Minha cidade e eu
Anelê Volpe, 2024
Quase 50 anos depois, aquele cheiro de garapão, resíduo da cana-de-açúcar destilada, permanece forte na minha memória, bem como a imagem do entardecer de cor laranja, manchado de fagulhas das queimadas nos canaviais que cercam minha cidade natal. Essas mesmas fagulhas que, de tempos em tempos, forravam os quintais e as ruas, anunciavam mais um ciclo de muito trabalho dos boias-frias.
Nada soava inaceitável até então; nem as queimadas, nem a precariedade do trabalho nos canaviais, que só desapareceriam muitos anos depois.
Crescer junto com a cidade faz com que cada canto seja um lugar seguro, e cada morador, um rosto amigo. A vida concentrada no centro da cidade, com algumas escapadas para a periferia que estava a poucas quadras dali, transcorria em câmera lenta. A cidade e eu seguíamos nossos destinos.
Éramos, na maioria, descendentes de italianos vindos na virada do século XIX para o século XX. Alguns descendentes de espanhóis e outros, de portugueses aumentavam um pouco a população. Aqueles que descendiam de japoneses eram tão poucos que, para identificá-los, bastava dizer que eram “os japoneses”. Havia a população flutuante dos boias-frias, verdadeiros motores do progresso da cidade.
As famílias eram sempre numerosas, os jovens se agrupavam em gerações e cada um era conhecido como irmão de fulano, primo de beltrano ou filho de sicrano.
Todas as relações amorosas se desenvolviam em torno das escolas, dos clubes, dos cinemas e da praça da igreja. E muita gasolina era usada, por aqueles poucos que tinham carro, para movimentar as ruas onde moravam aquelas que queriam namorar.
Grande parte dos jovens saiu para estudar em outras cidades, perseguindo sonhos de uma vida com mais emoção, mais progresso, mais dinheiro. Por motivos diversos, muitos voltaram; outros não.
Aos 17, deixei minha cidade.

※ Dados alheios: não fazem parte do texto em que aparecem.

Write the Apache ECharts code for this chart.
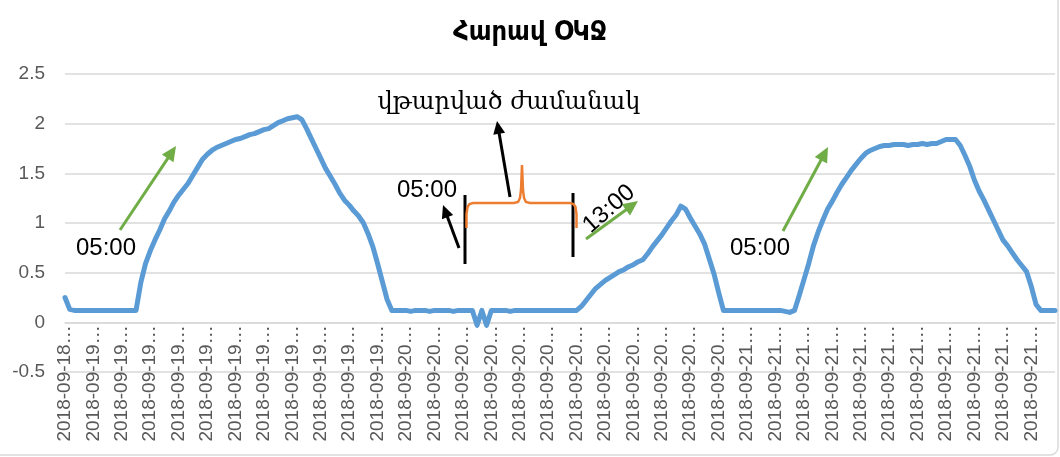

Entre muitas idas e vindas, senti de perto o quanto ela cresceu e se transformou.
A mesma cana que sujava a cidade enriqueceu muitos de seus moradores, alargou suas ruas, fez crescer seus horizontes, afastou pra longe o pôr do sol, elevou seus edifícios e, mais recentemente, cercou seus milionários em condomínios de casas luxuosas. Sua periferia a dominou e os moradores tornaram-se mais estranhos entre si. Os mais antigos agora conhecem muito mais gente, mas convivem com muito poucos. As ruas não são mais seguras, não há mais clubes nem cinemas, apenas a praça da matriz segue como sinônimo de centro da cidade.
Meus encontros com minha cidade natal são repletos de melancolia. Muitos lugares ainda me remetem ao passado, a cenas familiares, aos amigos, a acontecimentos marcantes da minha vida. A cidade ainda tem a mesma claridade sob o sol, o mesmo calor às vezes insuportável, o mesmo pôr do sol no seu cinturão de cana de açúcar.
Quem vive fora de sua cidade natal tem suas memórias emotivas fortemente ligadas a ela. Com esse olhar embaçado por uma romantização do passado, é natural que eu sinta que minha cidade perdeu sua antiga vocação de cidade pequena e acolhedora. Quatro vezes maior do que quando eu a deixei, ela hoje se parece com tantas outras, já sem muitas das marcas que a distinguiam. O que não mudou com o tempo é sua ligação com seus canaviais, suas verdadeiras raízes.
No final das contas, minha trajetória se confunde com a de minha cidade. Assim como ela, ampliei meus horizontes, perdi e adquiri amigos, fui transformada por outros conhecimentos e valores, porém, ainda compartilhando, com muitos conterrâneos, o cheiro de garapão impregnado na memória, e sentindo cada vez mais minhas raízes firmes nos canaviais da cidade.